District councillors blame time limitations, elections for lack of finished projects
Three months before the end of a HK$32 million pilot scheme to give district councillors more power to manage regional facilities, only one minor project has been completed: a green avenue along Choi Hung Road in Wong Tai Sin.
The government announced last September that four district councils - Wan Chai, Sai Kung, Wong Tai Sin and Tuen Mun - had been selected for the one-year scheme.
It will extend to 18 districts next year at a cost of HK$300 million a year.
The Wong Tai Sin project involves lining footpaths on Choi Hung Road with flowers and greenery. There is also an improvement project under way near the Lok Fu MTR station.
The four district councils and a legislator shared common concerns over the pilot scheme: the time allowed was too short and coincided with district council elections in November, which undermined the effectiveness of the project.
'Public works are not something you can do quickly. Many projects are still in the pipeline,' Wan Chai district councillor John Tse Wing-ling said.
The district has only managed to hire more staff and organise events such as tai chi and table tennis classes.
Sai Kung district councillor Or Yiu-lam said because the district was a mixed rural and urban area, many projects that involved land development had to be co-ordinated with different government departments besides the Leisure and Cultural Services Department.
'We discovered many problems during the pilot scheme. There is confusion of power among different departments at the regional level. This scheme was hastily introduced,' Mr Or said.
Beginning in January, councillors from the four councils were the first to be given a say in how to run libraries, community halls, leisure grounds, swimming pools and beaches.
The package is said to be aimed at strengthening their roles and functions.
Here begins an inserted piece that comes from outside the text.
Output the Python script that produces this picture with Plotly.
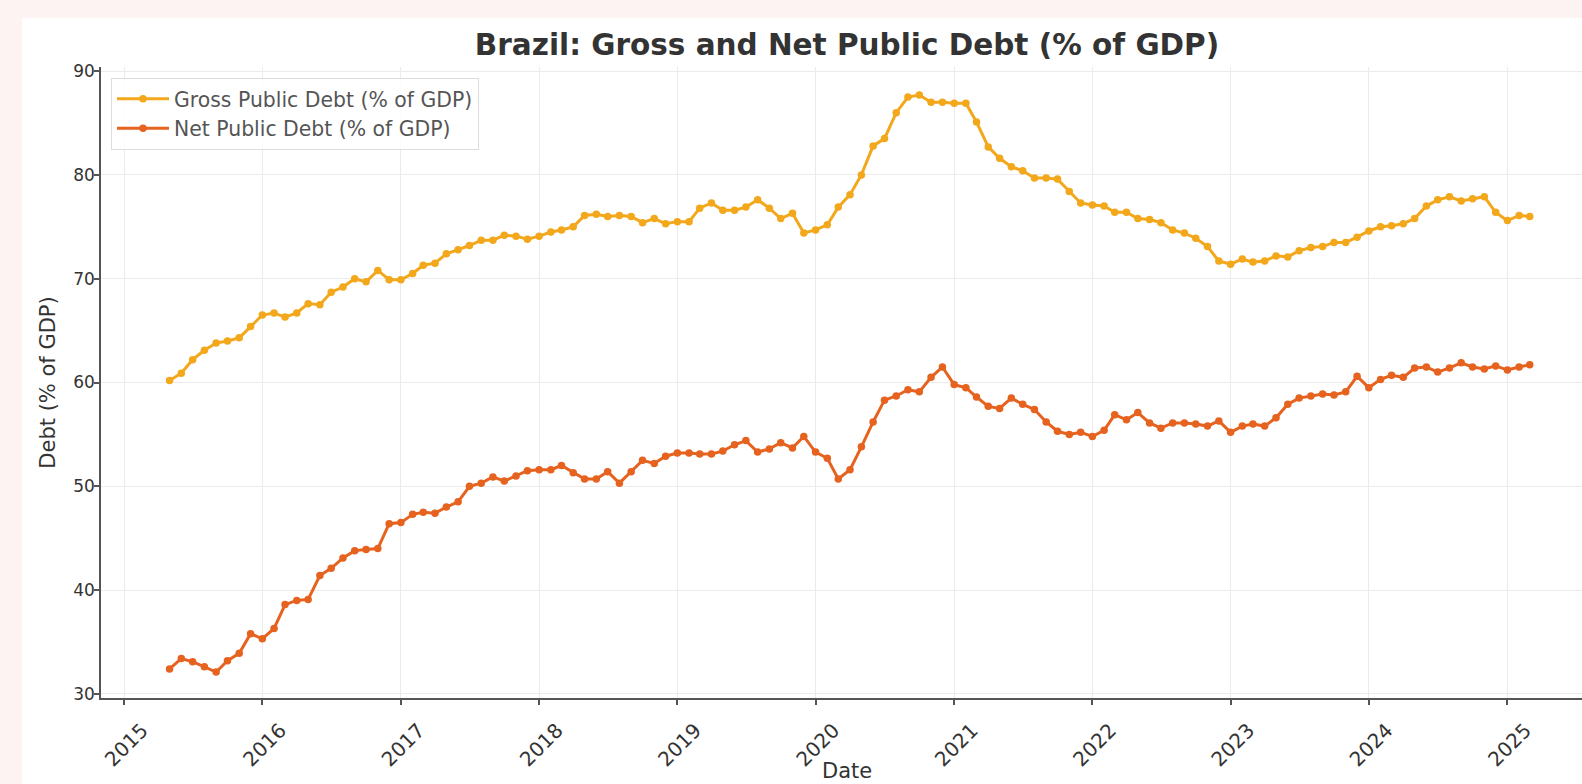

The government promised in 1998, when the urban and regional councils were abolished, that many of their council functions would be passed to district councils. But progress has been slow.
The new funding covers extra resources for minor works projects, as well as increases in councillors' payments and office expenses. Each council in the pilot scheme got HK$3 million in extra funding for community projects. A further HK$20 million has been earmarked for minor works.
Tuen Mun District Council vice-chairman Leung Kin-man also said the council spent most of the time screening projects.
'We got HK$8 million total funding this year, and we suddenly received many proposals - up to 50, which cost over HK$50 million,' Mr Leung said.
'We spent most of our time in the past months screening the proposals and we short-listed 14. Before we had plans but no money. And now that we have money, there is an influx of projects.'
Civic Party legislator Audrey Eu Yuet-mee said those problems were predictable because of the tight schedule, adding that two years was a more suitable length for the pilot scheme.
'We can only hope the next term of district councils can do better,' Ms Eu said.
Despite the limitations of the pilot scheme, the four councils agreed it was a good scheme.